**Record list**
|---|
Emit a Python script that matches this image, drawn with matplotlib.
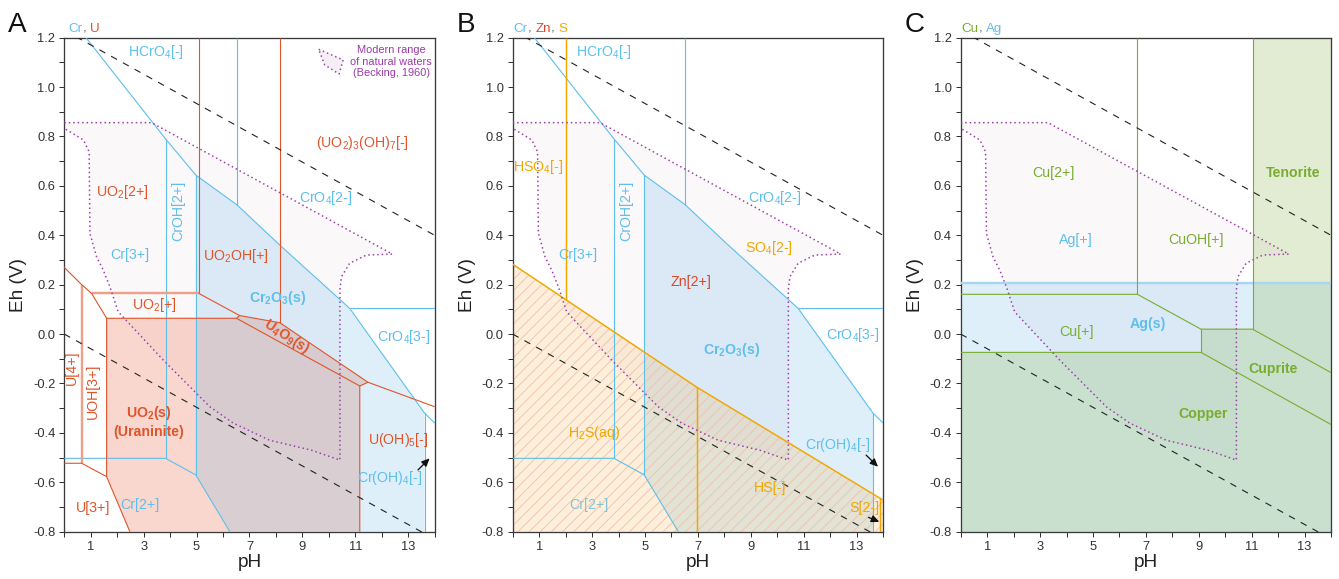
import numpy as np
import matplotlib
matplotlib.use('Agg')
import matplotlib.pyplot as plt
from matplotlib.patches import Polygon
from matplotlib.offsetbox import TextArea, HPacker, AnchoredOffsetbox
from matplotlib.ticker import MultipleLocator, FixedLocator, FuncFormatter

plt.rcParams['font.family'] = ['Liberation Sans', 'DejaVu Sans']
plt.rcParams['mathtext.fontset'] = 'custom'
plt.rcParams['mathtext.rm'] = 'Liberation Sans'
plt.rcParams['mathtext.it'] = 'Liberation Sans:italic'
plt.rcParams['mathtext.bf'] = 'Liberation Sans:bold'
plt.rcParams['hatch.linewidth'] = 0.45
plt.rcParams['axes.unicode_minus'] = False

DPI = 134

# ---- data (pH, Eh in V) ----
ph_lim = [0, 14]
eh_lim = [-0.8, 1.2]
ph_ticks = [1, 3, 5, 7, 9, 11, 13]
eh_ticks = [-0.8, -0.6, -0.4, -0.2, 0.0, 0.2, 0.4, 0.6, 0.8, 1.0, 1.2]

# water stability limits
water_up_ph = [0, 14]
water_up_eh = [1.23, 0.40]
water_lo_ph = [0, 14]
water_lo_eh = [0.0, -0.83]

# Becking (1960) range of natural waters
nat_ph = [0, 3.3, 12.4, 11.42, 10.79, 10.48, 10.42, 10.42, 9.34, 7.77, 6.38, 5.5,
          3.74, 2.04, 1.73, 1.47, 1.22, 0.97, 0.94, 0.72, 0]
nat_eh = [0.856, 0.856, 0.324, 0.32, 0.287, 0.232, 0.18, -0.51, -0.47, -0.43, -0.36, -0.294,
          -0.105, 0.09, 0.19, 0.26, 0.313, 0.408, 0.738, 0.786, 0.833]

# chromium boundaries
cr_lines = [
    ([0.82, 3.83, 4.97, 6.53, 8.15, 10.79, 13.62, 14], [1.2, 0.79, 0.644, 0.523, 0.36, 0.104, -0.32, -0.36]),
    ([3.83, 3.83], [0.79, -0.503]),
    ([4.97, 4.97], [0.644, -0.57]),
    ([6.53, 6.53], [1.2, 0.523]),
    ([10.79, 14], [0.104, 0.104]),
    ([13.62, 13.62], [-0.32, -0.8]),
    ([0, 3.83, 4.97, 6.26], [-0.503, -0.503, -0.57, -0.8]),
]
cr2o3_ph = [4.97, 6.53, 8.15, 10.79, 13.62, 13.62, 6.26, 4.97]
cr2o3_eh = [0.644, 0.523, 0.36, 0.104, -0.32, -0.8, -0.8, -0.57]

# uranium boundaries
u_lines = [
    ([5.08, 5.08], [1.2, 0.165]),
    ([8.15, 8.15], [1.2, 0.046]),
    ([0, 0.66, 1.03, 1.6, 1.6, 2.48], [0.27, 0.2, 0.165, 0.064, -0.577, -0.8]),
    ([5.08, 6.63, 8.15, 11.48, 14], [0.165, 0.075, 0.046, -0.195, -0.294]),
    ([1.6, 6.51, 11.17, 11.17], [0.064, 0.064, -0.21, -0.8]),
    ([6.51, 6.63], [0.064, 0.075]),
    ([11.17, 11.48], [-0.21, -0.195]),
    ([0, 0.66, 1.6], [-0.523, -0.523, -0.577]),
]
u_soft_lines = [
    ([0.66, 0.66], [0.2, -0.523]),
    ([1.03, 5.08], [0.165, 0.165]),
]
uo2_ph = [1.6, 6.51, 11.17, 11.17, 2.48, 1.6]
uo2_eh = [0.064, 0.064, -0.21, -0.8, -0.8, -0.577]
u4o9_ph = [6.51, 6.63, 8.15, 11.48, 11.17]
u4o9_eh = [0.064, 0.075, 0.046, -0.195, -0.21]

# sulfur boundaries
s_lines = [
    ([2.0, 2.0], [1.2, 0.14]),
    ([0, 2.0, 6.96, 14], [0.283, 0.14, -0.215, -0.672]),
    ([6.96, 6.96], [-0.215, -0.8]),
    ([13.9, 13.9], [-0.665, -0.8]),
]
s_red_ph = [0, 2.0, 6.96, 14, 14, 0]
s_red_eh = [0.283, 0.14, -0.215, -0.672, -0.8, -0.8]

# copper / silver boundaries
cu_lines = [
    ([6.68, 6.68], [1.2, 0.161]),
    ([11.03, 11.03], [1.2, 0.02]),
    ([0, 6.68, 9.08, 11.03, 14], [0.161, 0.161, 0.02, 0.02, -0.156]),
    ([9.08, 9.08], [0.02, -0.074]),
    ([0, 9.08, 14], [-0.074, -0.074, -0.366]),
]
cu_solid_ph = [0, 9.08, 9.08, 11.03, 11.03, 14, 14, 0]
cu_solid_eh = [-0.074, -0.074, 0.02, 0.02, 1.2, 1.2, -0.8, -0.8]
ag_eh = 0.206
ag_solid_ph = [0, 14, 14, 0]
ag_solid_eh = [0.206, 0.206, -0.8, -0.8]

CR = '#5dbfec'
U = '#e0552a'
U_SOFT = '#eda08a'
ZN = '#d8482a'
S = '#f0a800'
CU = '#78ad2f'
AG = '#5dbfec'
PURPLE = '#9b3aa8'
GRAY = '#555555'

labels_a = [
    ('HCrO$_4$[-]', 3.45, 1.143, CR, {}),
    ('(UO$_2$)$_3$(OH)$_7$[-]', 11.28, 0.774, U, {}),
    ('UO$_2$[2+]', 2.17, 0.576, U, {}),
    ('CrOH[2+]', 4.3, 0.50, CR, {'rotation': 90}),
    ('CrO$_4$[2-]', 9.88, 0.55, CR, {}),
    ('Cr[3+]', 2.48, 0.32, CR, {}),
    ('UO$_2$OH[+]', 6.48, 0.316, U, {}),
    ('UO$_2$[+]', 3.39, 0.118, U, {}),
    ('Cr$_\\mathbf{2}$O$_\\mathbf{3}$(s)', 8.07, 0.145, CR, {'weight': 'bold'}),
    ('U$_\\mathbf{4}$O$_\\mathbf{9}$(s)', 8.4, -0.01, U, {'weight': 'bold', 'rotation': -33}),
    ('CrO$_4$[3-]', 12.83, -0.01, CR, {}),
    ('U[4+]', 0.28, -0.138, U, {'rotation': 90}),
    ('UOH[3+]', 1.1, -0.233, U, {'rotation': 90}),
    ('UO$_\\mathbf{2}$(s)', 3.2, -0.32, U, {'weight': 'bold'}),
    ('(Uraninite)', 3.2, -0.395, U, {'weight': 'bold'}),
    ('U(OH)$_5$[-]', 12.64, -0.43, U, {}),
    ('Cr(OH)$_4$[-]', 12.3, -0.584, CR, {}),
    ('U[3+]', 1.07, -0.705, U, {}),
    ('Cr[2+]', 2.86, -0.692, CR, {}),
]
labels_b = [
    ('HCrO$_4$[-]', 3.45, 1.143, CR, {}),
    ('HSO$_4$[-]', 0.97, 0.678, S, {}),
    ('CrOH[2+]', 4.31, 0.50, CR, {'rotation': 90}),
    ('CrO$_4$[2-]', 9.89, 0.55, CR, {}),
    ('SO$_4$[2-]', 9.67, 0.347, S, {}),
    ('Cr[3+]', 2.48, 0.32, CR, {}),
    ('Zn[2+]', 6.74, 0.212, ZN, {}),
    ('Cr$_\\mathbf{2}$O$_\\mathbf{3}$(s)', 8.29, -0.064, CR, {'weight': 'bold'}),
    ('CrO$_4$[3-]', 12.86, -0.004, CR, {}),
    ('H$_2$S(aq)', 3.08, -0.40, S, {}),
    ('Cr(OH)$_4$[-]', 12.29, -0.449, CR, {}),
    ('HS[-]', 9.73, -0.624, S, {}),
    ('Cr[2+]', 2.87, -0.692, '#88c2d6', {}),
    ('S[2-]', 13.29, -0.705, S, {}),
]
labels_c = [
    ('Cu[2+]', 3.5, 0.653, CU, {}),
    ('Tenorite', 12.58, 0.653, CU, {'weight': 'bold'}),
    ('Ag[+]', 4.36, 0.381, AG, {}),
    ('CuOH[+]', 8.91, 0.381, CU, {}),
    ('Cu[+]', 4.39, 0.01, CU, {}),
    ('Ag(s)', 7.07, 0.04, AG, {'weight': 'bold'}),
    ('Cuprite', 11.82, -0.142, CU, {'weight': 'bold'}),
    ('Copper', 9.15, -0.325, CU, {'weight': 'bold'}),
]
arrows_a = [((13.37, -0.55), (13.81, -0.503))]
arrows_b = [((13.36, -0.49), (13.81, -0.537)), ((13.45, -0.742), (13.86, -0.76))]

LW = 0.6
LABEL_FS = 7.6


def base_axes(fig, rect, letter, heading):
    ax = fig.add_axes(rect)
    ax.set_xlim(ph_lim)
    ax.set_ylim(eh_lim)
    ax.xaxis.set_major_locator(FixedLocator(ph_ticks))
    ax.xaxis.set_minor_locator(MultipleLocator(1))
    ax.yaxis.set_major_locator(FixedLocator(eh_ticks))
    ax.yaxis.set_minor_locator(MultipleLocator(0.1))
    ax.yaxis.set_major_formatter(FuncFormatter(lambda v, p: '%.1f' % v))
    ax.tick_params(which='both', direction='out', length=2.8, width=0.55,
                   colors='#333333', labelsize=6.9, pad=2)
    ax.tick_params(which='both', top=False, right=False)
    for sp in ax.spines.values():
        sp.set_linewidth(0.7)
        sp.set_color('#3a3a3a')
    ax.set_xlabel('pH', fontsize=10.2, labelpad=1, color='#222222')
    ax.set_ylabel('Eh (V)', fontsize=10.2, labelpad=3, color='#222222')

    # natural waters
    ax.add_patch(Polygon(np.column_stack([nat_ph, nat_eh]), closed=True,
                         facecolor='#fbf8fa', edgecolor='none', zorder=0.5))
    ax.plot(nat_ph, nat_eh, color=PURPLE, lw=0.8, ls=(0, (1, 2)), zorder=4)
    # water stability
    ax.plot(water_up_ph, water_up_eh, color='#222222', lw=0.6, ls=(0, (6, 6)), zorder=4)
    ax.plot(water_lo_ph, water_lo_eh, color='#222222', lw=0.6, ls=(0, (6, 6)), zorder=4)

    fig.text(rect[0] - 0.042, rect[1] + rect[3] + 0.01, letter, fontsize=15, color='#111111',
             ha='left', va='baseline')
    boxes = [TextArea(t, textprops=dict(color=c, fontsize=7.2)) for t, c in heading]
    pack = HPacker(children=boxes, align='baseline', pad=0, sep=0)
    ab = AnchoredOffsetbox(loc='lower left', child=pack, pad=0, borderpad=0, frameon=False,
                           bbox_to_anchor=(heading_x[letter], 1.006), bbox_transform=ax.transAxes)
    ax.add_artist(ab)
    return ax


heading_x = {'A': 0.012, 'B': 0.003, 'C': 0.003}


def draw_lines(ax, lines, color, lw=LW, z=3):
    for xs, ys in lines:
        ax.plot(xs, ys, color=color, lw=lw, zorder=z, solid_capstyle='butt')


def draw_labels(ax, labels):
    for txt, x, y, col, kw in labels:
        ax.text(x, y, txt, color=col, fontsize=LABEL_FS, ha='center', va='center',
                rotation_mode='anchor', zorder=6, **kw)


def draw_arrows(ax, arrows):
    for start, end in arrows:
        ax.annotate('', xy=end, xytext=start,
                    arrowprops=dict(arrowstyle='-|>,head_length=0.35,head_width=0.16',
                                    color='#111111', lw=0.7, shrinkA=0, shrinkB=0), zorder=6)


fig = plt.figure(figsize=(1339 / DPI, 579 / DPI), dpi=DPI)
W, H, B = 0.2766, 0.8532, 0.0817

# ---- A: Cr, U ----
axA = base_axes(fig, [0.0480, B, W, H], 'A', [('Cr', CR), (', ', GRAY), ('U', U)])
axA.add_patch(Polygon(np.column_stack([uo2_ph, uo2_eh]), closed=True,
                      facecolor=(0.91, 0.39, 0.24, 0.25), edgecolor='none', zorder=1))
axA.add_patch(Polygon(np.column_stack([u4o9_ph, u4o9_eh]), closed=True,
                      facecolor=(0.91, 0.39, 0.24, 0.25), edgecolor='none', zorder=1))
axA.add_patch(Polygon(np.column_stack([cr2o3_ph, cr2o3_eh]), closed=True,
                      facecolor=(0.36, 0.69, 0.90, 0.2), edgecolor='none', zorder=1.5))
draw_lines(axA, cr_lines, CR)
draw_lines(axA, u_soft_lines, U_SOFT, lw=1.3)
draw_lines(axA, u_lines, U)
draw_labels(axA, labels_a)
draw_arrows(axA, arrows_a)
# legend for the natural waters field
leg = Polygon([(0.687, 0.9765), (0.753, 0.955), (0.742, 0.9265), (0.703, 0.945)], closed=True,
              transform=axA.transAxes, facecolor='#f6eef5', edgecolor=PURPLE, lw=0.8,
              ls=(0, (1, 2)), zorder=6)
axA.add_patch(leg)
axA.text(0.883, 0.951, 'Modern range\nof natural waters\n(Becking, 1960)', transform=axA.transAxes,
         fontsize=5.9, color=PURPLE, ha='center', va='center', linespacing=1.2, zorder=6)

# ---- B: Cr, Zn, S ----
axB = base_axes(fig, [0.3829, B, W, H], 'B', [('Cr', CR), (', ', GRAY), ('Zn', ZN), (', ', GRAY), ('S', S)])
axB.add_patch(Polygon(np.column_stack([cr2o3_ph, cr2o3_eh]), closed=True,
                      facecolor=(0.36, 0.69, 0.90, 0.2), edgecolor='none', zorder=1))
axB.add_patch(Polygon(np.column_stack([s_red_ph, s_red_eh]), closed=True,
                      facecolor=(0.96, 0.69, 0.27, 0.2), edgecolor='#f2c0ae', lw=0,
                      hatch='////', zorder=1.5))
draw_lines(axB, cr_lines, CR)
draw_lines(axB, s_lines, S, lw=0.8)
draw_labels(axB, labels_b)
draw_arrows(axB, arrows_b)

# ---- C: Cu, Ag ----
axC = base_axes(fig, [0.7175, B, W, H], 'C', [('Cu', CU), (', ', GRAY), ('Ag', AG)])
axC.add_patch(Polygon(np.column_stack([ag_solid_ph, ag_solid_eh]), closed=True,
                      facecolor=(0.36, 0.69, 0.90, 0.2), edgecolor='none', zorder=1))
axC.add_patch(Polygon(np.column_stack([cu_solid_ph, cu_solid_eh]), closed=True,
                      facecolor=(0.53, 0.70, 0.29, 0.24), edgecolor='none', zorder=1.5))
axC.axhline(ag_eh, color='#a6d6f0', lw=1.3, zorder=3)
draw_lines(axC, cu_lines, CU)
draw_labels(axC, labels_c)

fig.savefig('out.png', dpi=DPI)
|---|
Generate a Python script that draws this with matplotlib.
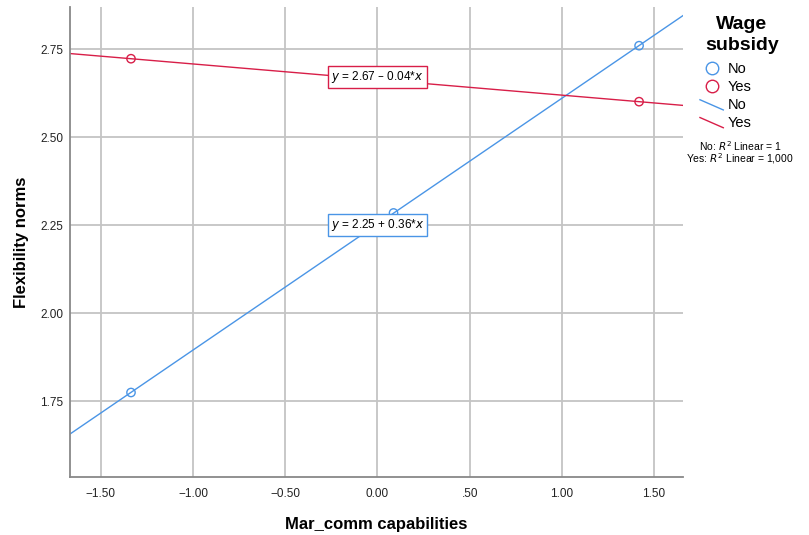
|---|
Report only the count of lines that include the string "this".

**Final result**
2